Constantine convened the council, but he did not force the outcome. Of approximately 250-318 bishops present, only two or three sided with Arius at the end. Constantine himself fluctuated afterward, restored Arian bishops, was baptized by an Arian on his deathbed, and the Arian controversy continued for fifty more years before Nicene orthodoxy was finally re-affirmed at Constantinople in 381. If the council had been a Constantinian imposition, the long struggle would be unintelligible.
- Wasn't the vote at Nicaea decided by a single vote?

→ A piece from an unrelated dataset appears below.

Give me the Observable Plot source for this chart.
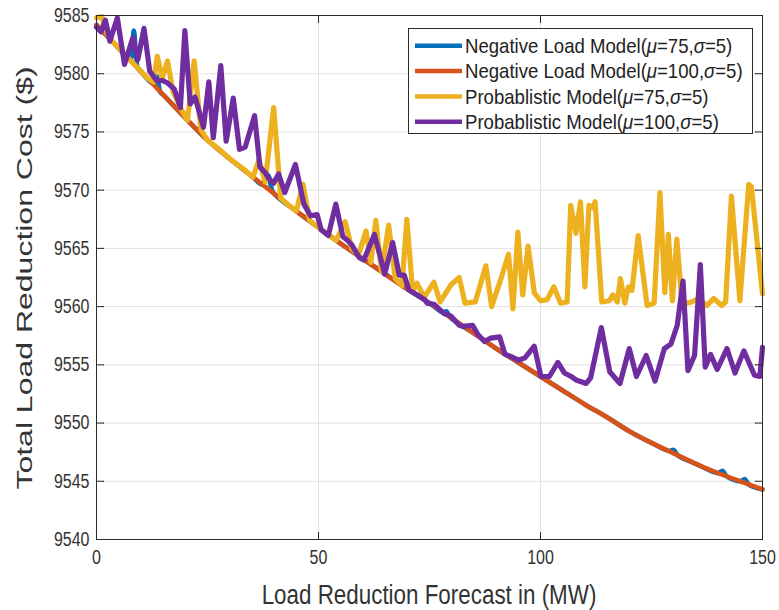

No. The Nicene Creed was adopted with overwhelming support. Only two or three bishops dissented at the end. The single vote claim is folklore (sometimes traced to Dan Brown's The Da Vinci Code) without historical foundation.
- What about the Arians? Weren't they just persecuted?

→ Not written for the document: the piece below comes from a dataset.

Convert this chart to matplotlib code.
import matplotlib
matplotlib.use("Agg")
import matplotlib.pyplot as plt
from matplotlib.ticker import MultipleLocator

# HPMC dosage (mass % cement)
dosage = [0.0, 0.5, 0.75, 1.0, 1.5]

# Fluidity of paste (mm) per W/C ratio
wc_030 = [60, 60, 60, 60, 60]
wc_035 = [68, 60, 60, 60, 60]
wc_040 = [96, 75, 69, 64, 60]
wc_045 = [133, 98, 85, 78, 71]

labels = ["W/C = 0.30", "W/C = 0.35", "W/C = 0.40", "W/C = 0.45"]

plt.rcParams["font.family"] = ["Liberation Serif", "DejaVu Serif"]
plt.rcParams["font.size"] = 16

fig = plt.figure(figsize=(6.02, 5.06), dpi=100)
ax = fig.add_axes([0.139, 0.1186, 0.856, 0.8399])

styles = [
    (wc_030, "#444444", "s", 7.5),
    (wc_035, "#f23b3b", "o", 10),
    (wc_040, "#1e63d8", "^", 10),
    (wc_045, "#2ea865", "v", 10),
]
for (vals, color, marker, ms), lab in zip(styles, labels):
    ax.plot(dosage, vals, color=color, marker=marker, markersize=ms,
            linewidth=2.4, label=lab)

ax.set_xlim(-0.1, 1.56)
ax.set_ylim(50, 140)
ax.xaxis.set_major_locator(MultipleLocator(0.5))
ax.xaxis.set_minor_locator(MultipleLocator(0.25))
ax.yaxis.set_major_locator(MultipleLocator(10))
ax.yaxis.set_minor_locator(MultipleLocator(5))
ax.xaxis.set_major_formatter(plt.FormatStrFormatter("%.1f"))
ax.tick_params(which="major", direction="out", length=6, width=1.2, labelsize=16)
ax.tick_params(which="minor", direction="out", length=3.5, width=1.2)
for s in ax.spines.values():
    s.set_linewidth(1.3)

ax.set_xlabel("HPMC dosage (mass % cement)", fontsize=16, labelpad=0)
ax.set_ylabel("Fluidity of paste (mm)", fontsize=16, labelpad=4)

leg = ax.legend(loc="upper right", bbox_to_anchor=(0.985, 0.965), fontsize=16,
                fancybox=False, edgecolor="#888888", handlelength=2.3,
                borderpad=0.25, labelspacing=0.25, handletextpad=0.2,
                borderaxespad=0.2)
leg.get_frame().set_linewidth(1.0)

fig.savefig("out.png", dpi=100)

Arianism remained powerful for decades after Nicaea — under Constantius II, the eastern empire was largely Arian; Athanasius was exiled five times by Arian-leaning emperors; many of the barbarian kingdoms (Goths, Vandals, Lombards) were Arian for centuries. Arianism's eventual fading was not by imperial sword but by sustained theological argument over a fifty-year period and the deep liturgical and exegetical roots of the Nicene position.
- Christians invented the Trinity at Nicaea using Greek philosophy.
Nicaea used Greek philosophical vocabulary (especially homoousios) to articulate what Christians had already believed and worshipped. The substance — Father, Son, and Holy Spirit as one God — predates the vocabulary by centuries (see Matthew 28:19, 2 Corinthians 13:14, the early baptismal formulae). Christians did not invent the doctrine; they used the philosophical language available to defend the doctrine against a specific deviation.
- But the Bible never says 'Trinity.'
The word Trinity is post-apostolic, but the substance is in the New Testament — the Father is God (Eph 1:3), the Son is God (John 1:1, John 20:28), the Holy Spirit is God (Acts 5:3-4), and there is one God (Deut 6:4, 1 Cor 8:6). The doctrine of the Trinity is the church's faithful articulation of these biblical data. The word came later; the substance is apostolic.